> **TASK DETAILS**:
From the listing, collect all lines containing the word "that".

> **Dataset entries**:
○ ○ ○ ○
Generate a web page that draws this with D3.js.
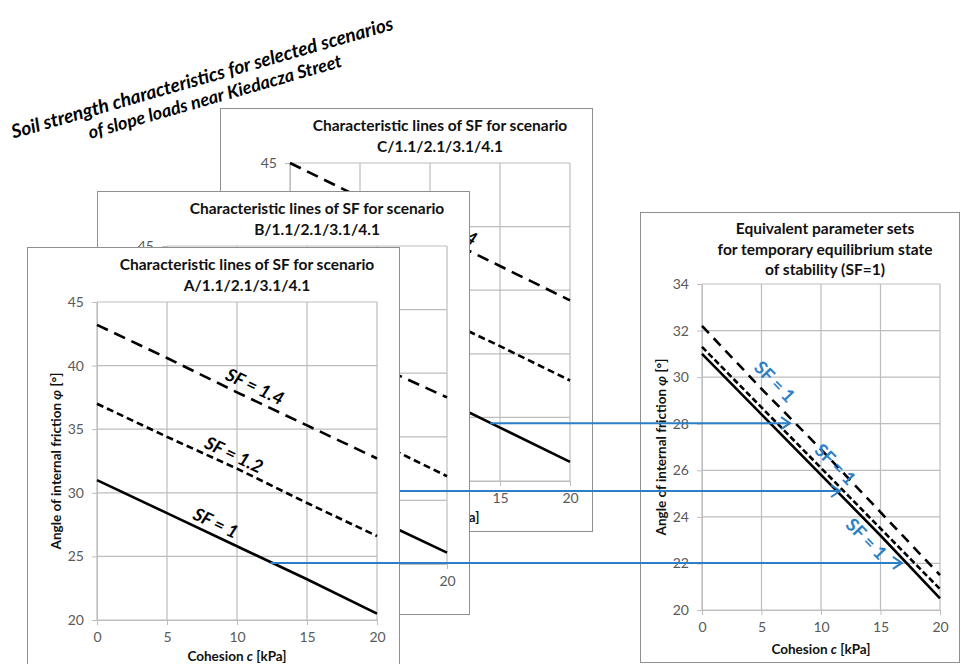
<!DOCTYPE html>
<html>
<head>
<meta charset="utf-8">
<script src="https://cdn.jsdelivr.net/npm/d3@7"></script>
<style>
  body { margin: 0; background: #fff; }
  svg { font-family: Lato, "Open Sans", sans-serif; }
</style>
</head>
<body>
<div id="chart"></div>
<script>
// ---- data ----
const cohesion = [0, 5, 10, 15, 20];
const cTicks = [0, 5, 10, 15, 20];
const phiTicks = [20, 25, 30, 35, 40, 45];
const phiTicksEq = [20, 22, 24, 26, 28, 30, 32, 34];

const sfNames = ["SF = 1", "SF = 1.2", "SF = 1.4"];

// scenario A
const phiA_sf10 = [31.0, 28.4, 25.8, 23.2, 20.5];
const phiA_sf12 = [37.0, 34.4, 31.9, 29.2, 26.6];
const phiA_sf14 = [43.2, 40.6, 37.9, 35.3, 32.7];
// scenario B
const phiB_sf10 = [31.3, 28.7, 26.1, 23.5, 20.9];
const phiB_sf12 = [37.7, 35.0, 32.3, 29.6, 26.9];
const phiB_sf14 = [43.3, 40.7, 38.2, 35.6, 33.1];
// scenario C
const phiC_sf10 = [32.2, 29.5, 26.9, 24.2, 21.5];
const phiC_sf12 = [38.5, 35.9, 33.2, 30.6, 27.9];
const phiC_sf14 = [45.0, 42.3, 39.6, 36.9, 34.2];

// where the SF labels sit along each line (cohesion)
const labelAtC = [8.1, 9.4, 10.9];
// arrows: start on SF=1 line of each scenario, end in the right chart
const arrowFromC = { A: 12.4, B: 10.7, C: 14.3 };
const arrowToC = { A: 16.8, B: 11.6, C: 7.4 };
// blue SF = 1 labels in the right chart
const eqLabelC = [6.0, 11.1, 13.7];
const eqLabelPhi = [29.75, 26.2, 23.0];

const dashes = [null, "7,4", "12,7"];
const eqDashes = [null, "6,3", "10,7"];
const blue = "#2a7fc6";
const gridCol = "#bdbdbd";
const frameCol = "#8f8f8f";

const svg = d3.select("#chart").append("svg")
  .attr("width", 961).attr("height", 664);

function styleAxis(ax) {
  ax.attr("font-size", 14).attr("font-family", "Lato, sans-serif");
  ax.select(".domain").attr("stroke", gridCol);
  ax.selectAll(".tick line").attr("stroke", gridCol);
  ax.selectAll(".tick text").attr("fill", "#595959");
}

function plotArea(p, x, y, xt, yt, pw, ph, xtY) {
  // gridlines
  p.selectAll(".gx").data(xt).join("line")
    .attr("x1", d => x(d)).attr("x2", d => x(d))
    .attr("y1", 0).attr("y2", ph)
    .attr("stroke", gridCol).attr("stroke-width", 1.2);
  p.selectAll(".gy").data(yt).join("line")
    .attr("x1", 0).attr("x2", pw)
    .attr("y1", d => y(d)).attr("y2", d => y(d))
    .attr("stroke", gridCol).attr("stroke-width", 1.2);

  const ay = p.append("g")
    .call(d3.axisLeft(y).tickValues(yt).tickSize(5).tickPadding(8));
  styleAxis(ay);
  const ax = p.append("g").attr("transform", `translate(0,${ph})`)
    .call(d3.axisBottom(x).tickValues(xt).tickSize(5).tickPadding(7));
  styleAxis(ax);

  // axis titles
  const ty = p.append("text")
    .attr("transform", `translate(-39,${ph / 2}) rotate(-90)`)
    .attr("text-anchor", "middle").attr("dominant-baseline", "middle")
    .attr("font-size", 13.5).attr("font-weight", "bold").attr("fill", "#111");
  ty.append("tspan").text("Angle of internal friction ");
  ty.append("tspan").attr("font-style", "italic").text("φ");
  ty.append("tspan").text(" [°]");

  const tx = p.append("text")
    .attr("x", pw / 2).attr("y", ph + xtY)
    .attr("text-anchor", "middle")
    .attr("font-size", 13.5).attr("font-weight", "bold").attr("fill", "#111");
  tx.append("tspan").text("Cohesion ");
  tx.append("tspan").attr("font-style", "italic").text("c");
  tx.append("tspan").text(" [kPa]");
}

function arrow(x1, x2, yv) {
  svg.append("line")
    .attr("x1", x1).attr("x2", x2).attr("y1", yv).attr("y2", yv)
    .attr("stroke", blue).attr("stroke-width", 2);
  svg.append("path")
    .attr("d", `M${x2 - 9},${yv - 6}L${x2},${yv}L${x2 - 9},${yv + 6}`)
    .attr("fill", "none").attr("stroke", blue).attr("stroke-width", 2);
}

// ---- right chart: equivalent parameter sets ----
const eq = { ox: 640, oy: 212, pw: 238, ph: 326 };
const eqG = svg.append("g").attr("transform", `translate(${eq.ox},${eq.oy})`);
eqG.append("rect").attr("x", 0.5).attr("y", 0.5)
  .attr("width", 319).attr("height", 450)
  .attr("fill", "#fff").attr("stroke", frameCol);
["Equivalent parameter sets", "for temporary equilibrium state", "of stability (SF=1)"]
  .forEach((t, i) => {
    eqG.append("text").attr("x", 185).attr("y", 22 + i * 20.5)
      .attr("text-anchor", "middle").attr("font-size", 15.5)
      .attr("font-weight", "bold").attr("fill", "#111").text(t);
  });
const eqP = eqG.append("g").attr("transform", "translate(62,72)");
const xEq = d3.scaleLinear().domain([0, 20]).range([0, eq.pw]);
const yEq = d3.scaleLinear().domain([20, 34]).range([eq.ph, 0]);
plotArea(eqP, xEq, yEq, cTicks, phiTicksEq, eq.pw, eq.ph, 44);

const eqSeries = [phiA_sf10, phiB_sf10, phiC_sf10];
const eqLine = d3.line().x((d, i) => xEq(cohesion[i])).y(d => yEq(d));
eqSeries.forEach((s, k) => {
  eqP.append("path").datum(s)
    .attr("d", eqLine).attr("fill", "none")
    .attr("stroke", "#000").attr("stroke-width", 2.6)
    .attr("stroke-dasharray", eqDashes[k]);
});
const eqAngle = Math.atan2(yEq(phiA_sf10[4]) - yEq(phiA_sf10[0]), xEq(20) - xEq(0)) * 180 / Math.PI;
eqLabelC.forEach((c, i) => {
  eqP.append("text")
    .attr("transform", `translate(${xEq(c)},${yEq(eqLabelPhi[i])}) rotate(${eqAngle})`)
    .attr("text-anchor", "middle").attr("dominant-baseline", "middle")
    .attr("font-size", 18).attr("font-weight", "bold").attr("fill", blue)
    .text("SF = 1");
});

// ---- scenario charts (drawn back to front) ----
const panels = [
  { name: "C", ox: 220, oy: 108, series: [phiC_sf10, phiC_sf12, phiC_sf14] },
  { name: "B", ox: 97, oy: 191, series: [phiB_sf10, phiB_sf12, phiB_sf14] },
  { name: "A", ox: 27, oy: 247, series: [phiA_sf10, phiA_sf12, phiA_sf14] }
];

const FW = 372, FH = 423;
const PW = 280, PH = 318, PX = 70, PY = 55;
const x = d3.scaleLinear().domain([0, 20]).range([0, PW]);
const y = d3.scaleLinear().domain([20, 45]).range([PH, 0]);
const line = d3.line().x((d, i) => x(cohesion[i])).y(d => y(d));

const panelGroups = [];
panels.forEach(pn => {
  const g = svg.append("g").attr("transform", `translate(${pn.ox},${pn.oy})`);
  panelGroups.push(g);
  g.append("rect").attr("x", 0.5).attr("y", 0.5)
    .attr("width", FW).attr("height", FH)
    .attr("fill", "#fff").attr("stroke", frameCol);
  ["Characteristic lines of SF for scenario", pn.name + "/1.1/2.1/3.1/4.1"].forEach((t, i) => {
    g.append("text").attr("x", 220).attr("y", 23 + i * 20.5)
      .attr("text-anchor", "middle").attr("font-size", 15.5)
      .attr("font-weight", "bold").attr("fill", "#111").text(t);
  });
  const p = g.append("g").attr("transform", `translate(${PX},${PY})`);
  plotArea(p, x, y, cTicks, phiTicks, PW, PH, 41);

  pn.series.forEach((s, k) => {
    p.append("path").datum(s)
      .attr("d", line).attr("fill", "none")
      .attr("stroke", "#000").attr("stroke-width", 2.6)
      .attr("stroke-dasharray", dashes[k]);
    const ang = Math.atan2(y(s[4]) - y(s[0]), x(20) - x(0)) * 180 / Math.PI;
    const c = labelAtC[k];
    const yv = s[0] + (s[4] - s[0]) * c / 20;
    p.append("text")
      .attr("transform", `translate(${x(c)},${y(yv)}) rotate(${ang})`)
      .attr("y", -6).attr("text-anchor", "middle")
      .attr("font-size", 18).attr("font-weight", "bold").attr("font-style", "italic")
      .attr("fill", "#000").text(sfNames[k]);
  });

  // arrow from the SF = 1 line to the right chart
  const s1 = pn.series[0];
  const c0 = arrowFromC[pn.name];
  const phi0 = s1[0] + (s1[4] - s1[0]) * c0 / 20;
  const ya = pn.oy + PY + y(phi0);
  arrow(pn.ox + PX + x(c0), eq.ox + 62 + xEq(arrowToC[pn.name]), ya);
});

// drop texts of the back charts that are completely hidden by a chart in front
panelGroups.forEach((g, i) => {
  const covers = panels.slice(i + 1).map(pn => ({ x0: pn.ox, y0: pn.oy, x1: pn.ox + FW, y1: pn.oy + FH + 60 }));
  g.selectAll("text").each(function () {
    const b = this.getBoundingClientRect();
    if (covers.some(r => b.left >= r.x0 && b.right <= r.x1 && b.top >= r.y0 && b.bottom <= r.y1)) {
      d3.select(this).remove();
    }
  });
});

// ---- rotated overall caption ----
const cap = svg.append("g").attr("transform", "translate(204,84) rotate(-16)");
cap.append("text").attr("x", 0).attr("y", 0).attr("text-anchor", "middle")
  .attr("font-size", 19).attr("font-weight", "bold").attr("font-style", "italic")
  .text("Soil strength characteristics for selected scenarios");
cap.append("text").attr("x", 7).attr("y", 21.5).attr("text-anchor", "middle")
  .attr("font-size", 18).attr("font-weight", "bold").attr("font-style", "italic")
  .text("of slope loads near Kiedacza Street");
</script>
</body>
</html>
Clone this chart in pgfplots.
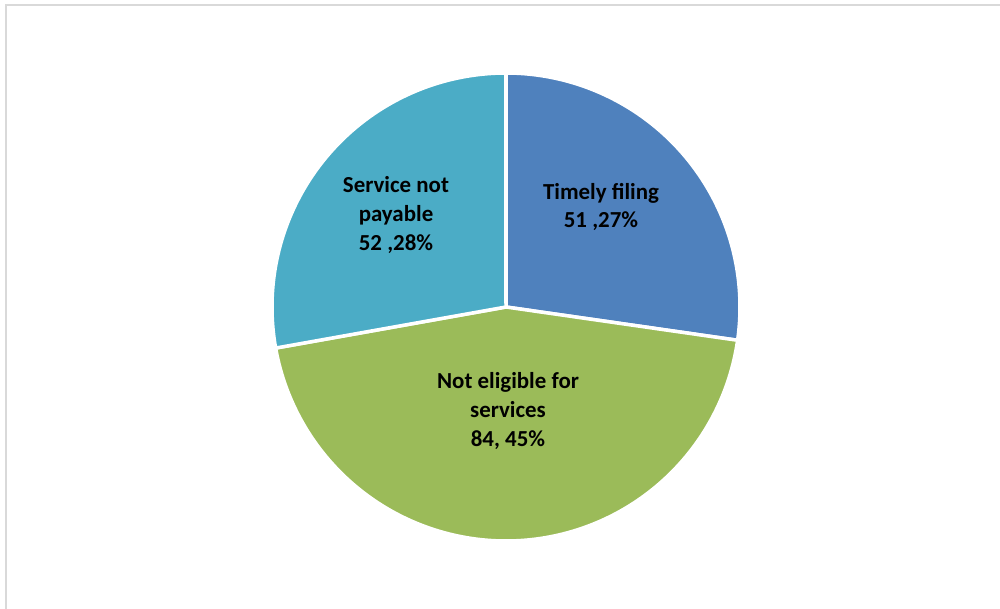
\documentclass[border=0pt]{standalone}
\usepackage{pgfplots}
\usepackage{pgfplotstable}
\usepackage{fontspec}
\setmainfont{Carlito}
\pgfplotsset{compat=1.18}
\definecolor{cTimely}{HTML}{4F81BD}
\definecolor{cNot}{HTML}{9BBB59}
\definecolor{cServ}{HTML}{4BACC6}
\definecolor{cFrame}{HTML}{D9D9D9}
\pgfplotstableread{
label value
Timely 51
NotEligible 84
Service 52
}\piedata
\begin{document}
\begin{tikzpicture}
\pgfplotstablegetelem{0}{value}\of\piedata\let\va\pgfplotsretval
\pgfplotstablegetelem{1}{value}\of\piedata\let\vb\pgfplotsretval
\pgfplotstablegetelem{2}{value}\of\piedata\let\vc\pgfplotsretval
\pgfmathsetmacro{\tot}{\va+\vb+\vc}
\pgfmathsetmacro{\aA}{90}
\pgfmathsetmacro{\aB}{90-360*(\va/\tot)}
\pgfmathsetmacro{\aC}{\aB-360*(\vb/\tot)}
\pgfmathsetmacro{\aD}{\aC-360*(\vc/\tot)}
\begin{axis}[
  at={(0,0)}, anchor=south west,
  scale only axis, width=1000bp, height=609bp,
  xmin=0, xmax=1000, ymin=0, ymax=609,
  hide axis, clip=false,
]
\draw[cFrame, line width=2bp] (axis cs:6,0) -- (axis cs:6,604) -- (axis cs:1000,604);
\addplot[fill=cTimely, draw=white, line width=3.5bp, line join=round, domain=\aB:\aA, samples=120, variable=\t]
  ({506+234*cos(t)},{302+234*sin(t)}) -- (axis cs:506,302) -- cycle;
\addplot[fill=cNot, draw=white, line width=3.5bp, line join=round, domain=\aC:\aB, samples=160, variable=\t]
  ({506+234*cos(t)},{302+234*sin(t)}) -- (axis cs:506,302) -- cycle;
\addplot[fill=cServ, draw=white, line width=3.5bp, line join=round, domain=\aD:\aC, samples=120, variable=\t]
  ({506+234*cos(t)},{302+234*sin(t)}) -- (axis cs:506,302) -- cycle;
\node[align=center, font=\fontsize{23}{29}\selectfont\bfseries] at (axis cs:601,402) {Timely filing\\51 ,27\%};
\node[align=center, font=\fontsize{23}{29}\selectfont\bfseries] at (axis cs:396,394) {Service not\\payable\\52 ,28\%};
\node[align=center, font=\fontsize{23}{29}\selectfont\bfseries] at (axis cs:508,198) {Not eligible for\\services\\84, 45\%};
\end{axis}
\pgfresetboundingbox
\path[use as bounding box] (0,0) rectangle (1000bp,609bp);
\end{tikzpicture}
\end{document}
○ ○ ○ ○
> **ANSWER TO THE TASK**:
Generate a web page that draws this with D3.js.
// drop texts of the back charts that are completely hidden by a chart in front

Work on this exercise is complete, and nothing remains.